A WINTER COVER CROP can contribute. In addition to protecting against soil erosion (especially with less full-season soy residues this year), cover crops cause greater nutrient retention against fall-winter losses. One ton of rye dry matter (good stand, 12 to 18 inches tall) contains about 35 lb N, 45 lb K2O, and 10 lb P2O5. These nutrients won’t all be immediately available with rye termination next spring, but $32(N) + $33(K2O) + $7(P2O5) = $72 worth of nutrients, considering the most recent aver-age retail fertilizer price levels (https://www.dtnpf.com/agriculture/web/ag/crops/article/2022/08/02/summer-slump-retail-fertilizer), are retained.

FALL NUTRIENT SOURCE DECISIONS might also be difficult. This fall, the need for fertilizer N will be significantly lower. Fall application of N, regardless the nutrient source, will be less economical and losses are more likely, given likely greater fall background soil N levels. Nutrient sources containing N and other important nutrients (DAP, 18-46-0; MAP, 11-52-0; poultry litter) are usually priced consid-ering their N content, making them less desirable for fall application to wheat, corn, and soy acres this fall. DAP, 18-46-0, is a popular fertilizer P source and the most recent DTN survey average retail price (the URL just above) was $1005/ton. Urea, 46-0-0, was $836/ton ($0.909/lb N). This means that the 360 lb N in one ton of DAP was worth about $327, and the phosphate value was $678/ton DAP ($0.737/lb P2O5). About a third of the price of DAP is in the value of N it contains – N that is less likely to be needed this fall. You might ask your fertilizer retailer to bring in triple super phosphate (0-46-0) so that you can meet your fall phosphate needs without losing money on unnecessary N.

FERTILIZER PLACEMENT (banding) improves fertilizer P and K use efficiency, relative to broadcast fertilizer. AGR 1 (http://www2.ca.uky.edu/agcomm/pubs/agr/agr1/agr1.pdf) indicates that in spring, if soil test P and/or K are very low or low, one-third to one-half the recommended rates of P2O5 and/or K2O for corn can be used if it is banded 2 to 4 inches from the row.

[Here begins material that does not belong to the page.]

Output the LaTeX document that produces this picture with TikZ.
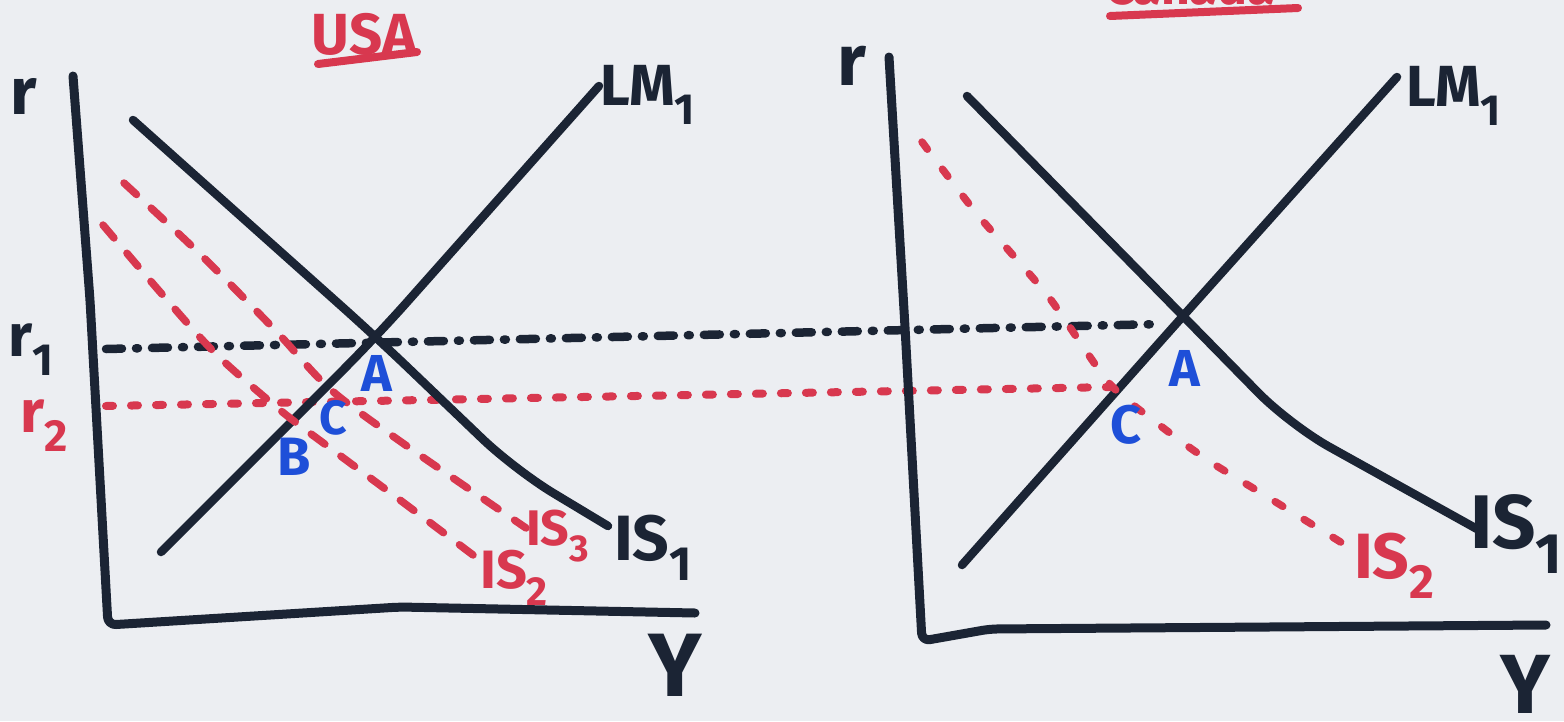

Relevant research for Kentucky soils is not available, but I’d estimate that precision (GPS guided) banding fall applied P and K would similarly improve their use efficiency relative to fall broadcast P and K. Precision fall banding would likely be superior to spring broadcasting, though not as good as spring banding, as long as corn is planted 2 to 4 inches from the banded P and K. Precision fall placement anticipates precision spring planting.